Il tema è molto ampio e abbraccia diversi aspetti, ma in sintesi porta ad avere una postura corretta rispetto alle minacce più importanti che ci troviamo ad affrontare. Una strada maestra è rappresentata dalla creazione di misure preventive per rendere l’azienda meno esposta ai rischi cyber. Va tenuto conto che i threat actor sono quasi sempre aziende a loro volta, quindi più si tiene la barra alta e si eleva a il muro difensivo più si rende la vita difficile a chi vuole attaccare e, magari, lo si convince a desistere. Ma questo non basta, perché è impossibile pensare che non accadano incidenti, per cui la cyber resilienza passa anche per un’accurata azione di detection, mettendo poi in atto le azioni che rendono l’impatto minore possibile. Per questo occorre un mix di azioni automatiche – rapide nell’esecuzione ma più soggette a falsi positivi – e analisi che conducono ad azioni un po’ più dilatate nel tempo, ma complessivamente più efficaci. A questo, naturalmente, si aggiunge poi tutto ciò che ha a che fare con l’ecosistema con il quale l’azienda si confronta.

In questo contesto infrastrutturale, la componente di rilevazione & risposta ha un ruolo determinante?

Siamo una grande azienda e per questo ci siamo dotati di un Security Operations Center (SOC) interno, che opera 24h tutti i giornix7 e del quale io sono responsabile su scala globale. A complemento delle regole definite dai technology player nostri fornitori, abbiamo messo a punto la nostra governance. La Cyber Threat Unit verifica costantemente quali attacchi dobbiamo affrontare e le tecniche utilizzate.

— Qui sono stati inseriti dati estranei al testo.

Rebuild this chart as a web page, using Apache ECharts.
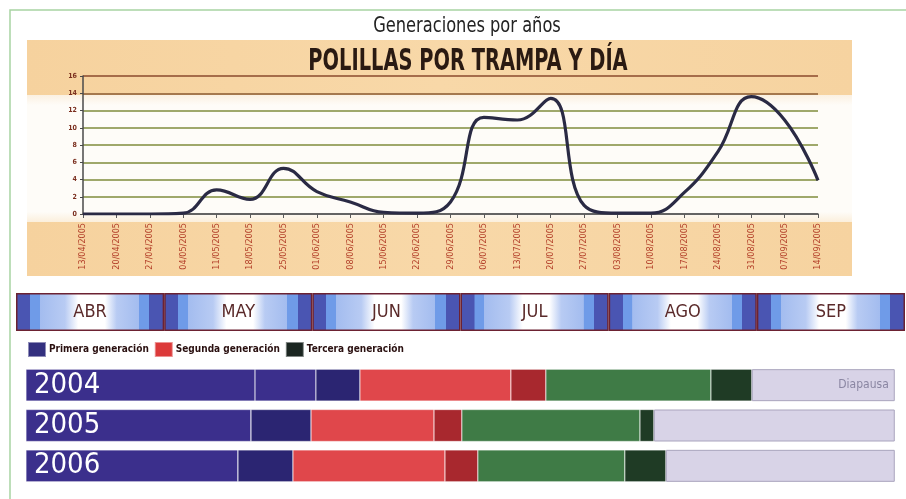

Disponiamo anche di team di data hunt, che lavora su dati offline e va più in profondità sugli scenari più tipici del comparto Telco nel quale ci collochiamo.

Quali sono gli elementi che più vi preoccupano in questo scenario?

Mentre nell’ambito delle nostre infrastrutture siamo in grado di effettuare in prima persona controlli preventivi e di monitorare direttamente l’evolversi delle minacce, lavoriamo anche con molti fornitori esterni e lì la nostra capacità di controllo si scontra con limiti oggettivi. Per mitigare il rischio,  abbiamo categorizzato i fornitori in base al livello di rischio e al tipo di dati che gestiscono per nostro conto. Questa categorizzazione definisce la tempistica e la metodologia applicata a controlli periodici che effettuiamo per verificare il grado di aderenza ai nostri requisiti, ma riteniamo che l’approccio verso le terze parti debba evolvere in una direzione che renda la riduzione del rischio più sostanziale. Un altro tema rilevante riguarda l’obsolescenza dei sistemi che, su un parco macchine così elevato, è di per sé una sfida. In questo caso le priorità degli interventi sono focalizzate sugli asset più esposti o la cui eventuale compromissione possa comportare conseguenze più gravi. Va da sé che il fattore umano è un altro elemento da tenere presente. Tutte le attività di formazione e consapevolezza che mettiamo in campo vanno nella direzione della minimizzazione dei rischi. Le campagne di test e simulazione su tutta la popolazione aziendale e i conseguenti momenti di approfondimento e feedback con i singoli dipartimenti sono elementi essenziali che mirano a far acquisire a tutti una maggiore consapevolezza sull’importanza del proprio ruolo nella tutela dell’azienda.